— Start of DATA —
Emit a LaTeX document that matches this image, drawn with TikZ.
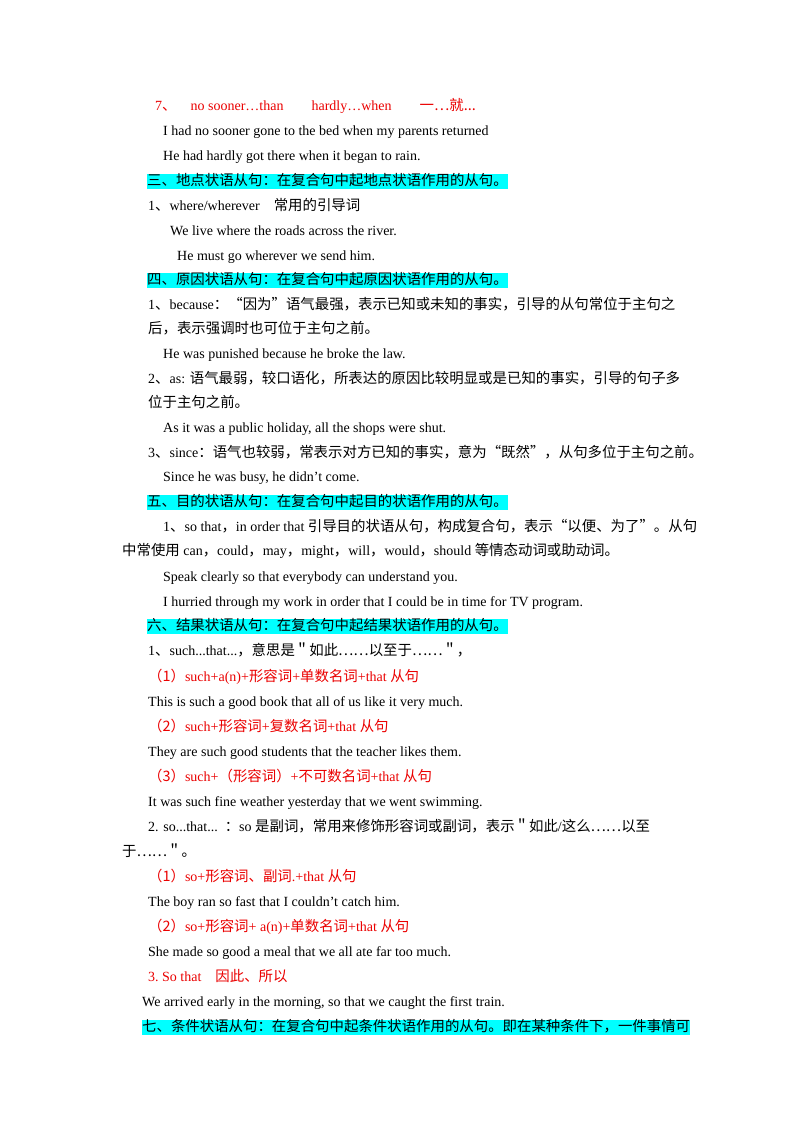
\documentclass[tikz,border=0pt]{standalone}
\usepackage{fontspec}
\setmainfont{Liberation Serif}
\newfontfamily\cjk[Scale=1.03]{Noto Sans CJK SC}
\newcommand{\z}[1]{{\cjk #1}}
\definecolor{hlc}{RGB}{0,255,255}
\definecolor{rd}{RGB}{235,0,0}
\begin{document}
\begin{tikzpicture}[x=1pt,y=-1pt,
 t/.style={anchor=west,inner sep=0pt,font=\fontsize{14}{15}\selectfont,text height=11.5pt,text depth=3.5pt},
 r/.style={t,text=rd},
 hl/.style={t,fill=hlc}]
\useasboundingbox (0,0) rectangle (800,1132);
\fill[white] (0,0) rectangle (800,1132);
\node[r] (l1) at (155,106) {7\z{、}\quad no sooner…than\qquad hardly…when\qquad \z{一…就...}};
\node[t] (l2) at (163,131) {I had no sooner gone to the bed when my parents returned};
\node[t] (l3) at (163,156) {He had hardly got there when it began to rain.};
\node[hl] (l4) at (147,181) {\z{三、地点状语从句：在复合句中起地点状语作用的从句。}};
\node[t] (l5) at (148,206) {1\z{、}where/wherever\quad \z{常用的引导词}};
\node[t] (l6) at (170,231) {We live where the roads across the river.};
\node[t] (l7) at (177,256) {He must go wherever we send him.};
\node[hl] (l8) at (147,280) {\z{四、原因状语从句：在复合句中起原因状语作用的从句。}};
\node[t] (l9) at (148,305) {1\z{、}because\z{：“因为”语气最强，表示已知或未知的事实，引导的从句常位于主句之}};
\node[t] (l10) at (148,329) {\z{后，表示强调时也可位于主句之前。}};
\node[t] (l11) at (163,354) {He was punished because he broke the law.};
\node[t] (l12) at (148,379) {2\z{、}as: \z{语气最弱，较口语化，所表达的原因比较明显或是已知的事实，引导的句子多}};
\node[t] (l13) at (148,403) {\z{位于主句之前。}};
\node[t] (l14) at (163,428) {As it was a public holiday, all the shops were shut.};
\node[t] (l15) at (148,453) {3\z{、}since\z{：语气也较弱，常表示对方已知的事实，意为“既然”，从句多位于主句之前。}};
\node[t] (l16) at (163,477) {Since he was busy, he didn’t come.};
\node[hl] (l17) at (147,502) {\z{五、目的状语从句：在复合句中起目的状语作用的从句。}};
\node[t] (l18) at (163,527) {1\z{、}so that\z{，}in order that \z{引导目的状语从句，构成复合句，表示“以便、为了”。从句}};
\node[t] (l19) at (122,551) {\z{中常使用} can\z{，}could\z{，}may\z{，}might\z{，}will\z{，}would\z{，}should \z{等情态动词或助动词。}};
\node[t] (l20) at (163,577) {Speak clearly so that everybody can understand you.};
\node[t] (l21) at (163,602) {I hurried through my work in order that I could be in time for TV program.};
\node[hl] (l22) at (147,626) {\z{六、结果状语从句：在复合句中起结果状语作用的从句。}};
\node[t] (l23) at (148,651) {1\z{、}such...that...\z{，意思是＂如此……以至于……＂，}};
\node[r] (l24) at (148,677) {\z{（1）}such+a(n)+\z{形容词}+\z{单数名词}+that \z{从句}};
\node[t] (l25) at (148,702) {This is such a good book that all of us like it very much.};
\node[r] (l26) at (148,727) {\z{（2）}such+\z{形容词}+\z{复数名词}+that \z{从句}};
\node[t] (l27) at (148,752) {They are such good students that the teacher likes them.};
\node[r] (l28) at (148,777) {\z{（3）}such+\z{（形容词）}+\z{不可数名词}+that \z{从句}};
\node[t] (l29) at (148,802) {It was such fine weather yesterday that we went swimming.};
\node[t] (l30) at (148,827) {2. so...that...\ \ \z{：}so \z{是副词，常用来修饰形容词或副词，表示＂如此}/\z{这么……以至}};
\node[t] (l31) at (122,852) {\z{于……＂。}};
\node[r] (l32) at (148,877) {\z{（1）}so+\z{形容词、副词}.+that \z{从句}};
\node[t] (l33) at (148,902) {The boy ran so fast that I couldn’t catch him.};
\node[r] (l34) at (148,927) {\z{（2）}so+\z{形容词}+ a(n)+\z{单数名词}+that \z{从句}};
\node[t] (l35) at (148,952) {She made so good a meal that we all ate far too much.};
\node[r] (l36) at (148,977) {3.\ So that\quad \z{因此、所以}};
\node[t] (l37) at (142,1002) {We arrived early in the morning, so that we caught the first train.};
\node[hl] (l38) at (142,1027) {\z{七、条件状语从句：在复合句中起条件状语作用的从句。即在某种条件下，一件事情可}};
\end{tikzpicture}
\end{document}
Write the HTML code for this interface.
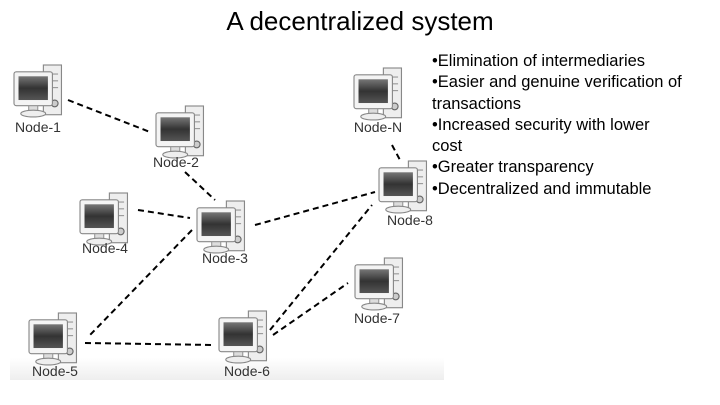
— End of DATA —
(EXERCISE REQUIREMENTS):
Output an exact copy of the material, with the pictures removed.

(SOLUTION FOR THIS EXERCISE):
Emit a LaTeX document that matches this image, drawn with TikZ.
\documentclass[tikz,border=0pt]{standalone}
\usepackage{fontspec}
\setmainfont{Liberation Serif}
\newfontfamily\cjk[Scale=1.03]{Noto Sans CJK SC}
\newcommand{\z}[1]{{\cjk #1}}
\definecolor{hlc}{RGB}{0,255,255}
\definecolor{rd}{RGB}{235,0,0}
\begin{document}
\begin{tikzpicture}[x=1pt,y=-1pt,
 t/.style={anchor=west,inner sep=0pt,font=\fontsize{14}{15}\selectfont,text height=11.5pt,text depth=3.5pt},
 r/.style={t,text=rd},
 hl/.style={t,fill=hlc}]
\useasboundingbox (0,0) rectangle (800,1132);
\fill[white] (0,0) rectangle (800,1132);
\node[r] (l1) at (155,106) {7\z{、}\quad no sooner…than\qquad hardly…when\qquad \z{一…就...}};
\node[t] (l2) at (163,131) {I had no sooner gone to the bed when my parents returned};
\node[t] (l3) at (163,156) {He had hardly got there when it began to rain.};
\node[hl] (l4) at (147,181) {\z{三、地点状语从句：在复合句中起地点状语作用的从句。}};
\node[t] (l5) at (148,206) {1\z{、}where/wherever\quad \z{常用的引导词}};
\node[t] (l6) at (170,231) {We live where the roads across the river.};
\node[t] (l7) at (177,256) {He must go wherever we send him.};
\node[hl] (l8) at (147,280) {\z{四、原因状语从句：在复合句中起原因状语作用的从句。}};
\node[t] (l9) at (148,305) {1\z{、}because\z{：“因为”语气最强，表示已知或未知的事实，引导的从句常位于主句之}};
\node[t] (l10) at (148,329) {\z{后，表示强调时也可位于主句之前。}};
\node[t] (l11) at (163,354) {He was punished because he broke the law.};
\node[t] (l12) at (148,379) {2\z{、}as: \z{语气最弱，较口语化，所表达的原因比较明显或是已知的事实，引导的句子多}};
\node[t] (l13) at (148,403) {\z{位于主句之前。}};
\node[t] (l14) at (163,428) {As it was a public holiday, all the shops were shut.};
\node[t] (l15) at (148,453) {3\z{、}since\z{：语气也较弱，常表示对方已知的事实，意为“既然”，从句多位于主句之前。}};
\node[t] (l16) at (163,477) {Since he was busy, he didn’t come.};
\node[hl] (l17) at (147,502) {\z{五、目的状语从句：在复合句中起目的状语作用的从句。}};
\node[t] (l18) at (163,527) {1\z{、}so that\z{，}in order that \z{引导目的状语从句，构成复合句，表示“以便、为了”。从句}};
\node[t] (l19) at (122,551) {\z{中常使用} can\z{，}could\z{，}may\z{，}might\z{，}will\z{，}would\z{，}should \z{等情态动词或助动词。}};
\node[t] (l20) at (163,577) {Speak clearly so that everybody can understand you.};
\node[t] (l21) at (163,602) {I hurried through my work in order that I could be in time for TV program.};
\node[hl] (l22) at (147,626) {\z{六、结果状语从句：在复合句中起结果状语作用的从句。}};
\node[t] (l23) at (148,651) {1\z{、}such...that...\z{，意思是＂如此……以至于……＂，}};
\node[r] (l24) at (148,677) {\z{（1）}such+a(n)+\z{形容词}+\z{单数名词}+that \z{从句}};
\node[t] (l25) at (148,702) {This is such a good book that all of us like it very much.};
\node[r] (l26) at (148,727) {\z{（2）}such+\z{形容词}+\z{复数名词}+that \z{从句}};
\node[t] (l27) at (148,752) {They are such good students that the teacher likes them.};
\node[r] (l28) at (148,777) {\z{（3）}such+\z{（形容词）}+\z{不可数名词}+that \z{从句}};
\node[t] (l29) at (148,802) {It was such fine weather yesterday that we went swimming.};
\node[t] (l30) at (148,827) {2. so...that...\ \ \z{：}so \z{是副词，常用来修饰形容词或副词，表示＂如此}/\z{这么……以至}};
\node[t] (l31) at (122,852) {\z{于……＂。}};
\node[r] (l32) at (148,877) {\z{（1）}so+\z{形容词、副词}.+that \z{从句}};
\node[t] (l33) at (148,902) {The boy ran so fast that I couldn’t catch him.};
\node[r] (l34) at (148,927) {\z{（2）}so+\z{形容词}+ a(n)+\z{单数名词}+that \z{从句}};
\node[t] (l35) at (148,952) {She made so good a meal that we all ate far too much.};
\node[r] (l36) at (148,977) {3.\ So that\quad \z{因此、所以}};
\node[t] (l37) at (142,1002) {We arrived early in the morning, so that we caught the first train.};
\node[hl] (l38) at (142,1027) {\z{七、条件状语从句：在复合句中起条件状语作用的从句。即在某种条件下，一件事情可}};
\end{tikzpicture}
\end{document}
Write the HTML code for this interface.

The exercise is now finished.